Hopefully I have not lost anything, or anything important. There's easily 60 hours of stuff there!
Dissident Voice printed a speech given in Tucson by Joe Nevins, an academic from Vassar who wrote a book about Operation Gatekeeper and spent a couple months in Tucson this summer doing press stuff for No More Deaths. I have not finished reading it ( I would have been present if I'd been in town), but it looks good, and here's a really interesting excerpt:
That migrants are constructed as geographically -- in addition to socio-politically -- outside helps explain why fears about terrorists and criminals from abroad translate into a focus on territorial boundaries to a much greater extent than fears about purveyors of violence from within the United States. Consider, for example, the case of Timothy McVeigh, who, on April 19, 1995, bombed the Alfred P. Murrah Federal Building in Oklahoma City, killing 167 people and injuring hundreds more. McVeigh was not from Oklahoma City, nor even from the state of Oklahoma. Indeed, he crossed state boundaries to commit his crime. Had such movement been restricted, it might have been more difficult for McVeigh to do what he did. Nonetheless, his horrific act did not result in any attempt to restrict movement across state boundaries within the United States. The reason why is clear: he was a U.S. citizen (and a native-born one) with the right to unimpeded travel across national territory. He was not an outsider. He was a white male and a military veteran. He was -- in terms of the dominant perception of what an American looks like -- one of "us." Thus, his crime did not involve a perceived geographical transgression even though movement across space was a key element of his act. Given this perception, territorial security -- at least one conceived in any way similar to that applied along the U.S.-Mexico boundary -- is not the response. In the case of threats -- real or imagined -- emanating from south of the border, however, they are perceived as being primarily territorial in nature and thus necessitate a response involving a build-up of physical boundaries.

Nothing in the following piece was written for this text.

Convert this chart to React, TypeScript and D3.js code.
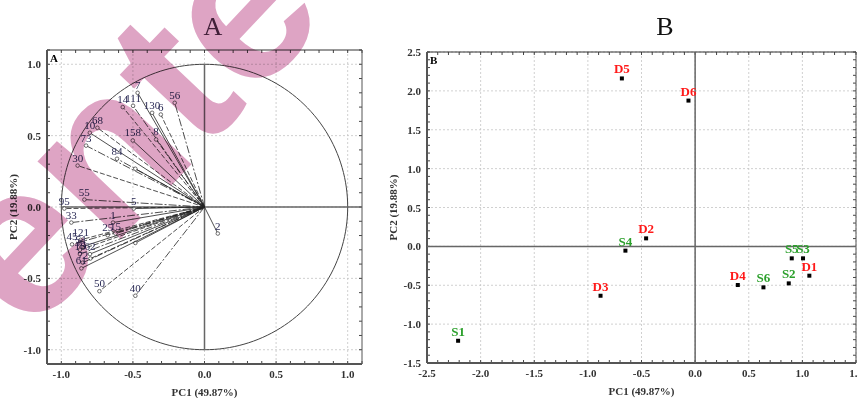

Via Amigos de Las Mujeres de Juarez:
Sadly, another woman’s body was found today in Juarez.
From Ester Chavez Cano of Casa Amiga [domestic violence shelter in Juarez]:
A young women’s body was found. She was the 27 year old mother of 3 children. Her body was found thrown in a pool of water in a colonia of the city, wearing a black brassier and pants. The authorities do not know the name of the victim nor her cause of death.
You may have seen the news – The Mexican federal government returned all the cases back to the state after the release of their final report. DEMAND a binational INVESTIGATION.
Visit our website http://amigosdemujeres.org to read news reports on the Mexican government’s dereliction of duty. Also see It’s not a myth the response to a concerted media campaign by the elites of Juárez to portray the victims as the criminals.
Amigos de las Mujeres de Juárez is asking those of you who live in border states to contact your state representatives and governor and ask that a binational INVESTIGATIVE body be constituted to begin an investigation that was never done by the Mexican government on the femicide cases. We hope to have this presented at the Border Governors meeting August 23rd to 25th.
Yes, I'm done with my tour and I'm back in Tucson and things are going well for me, but things are worse than ever in Juarez. Remember.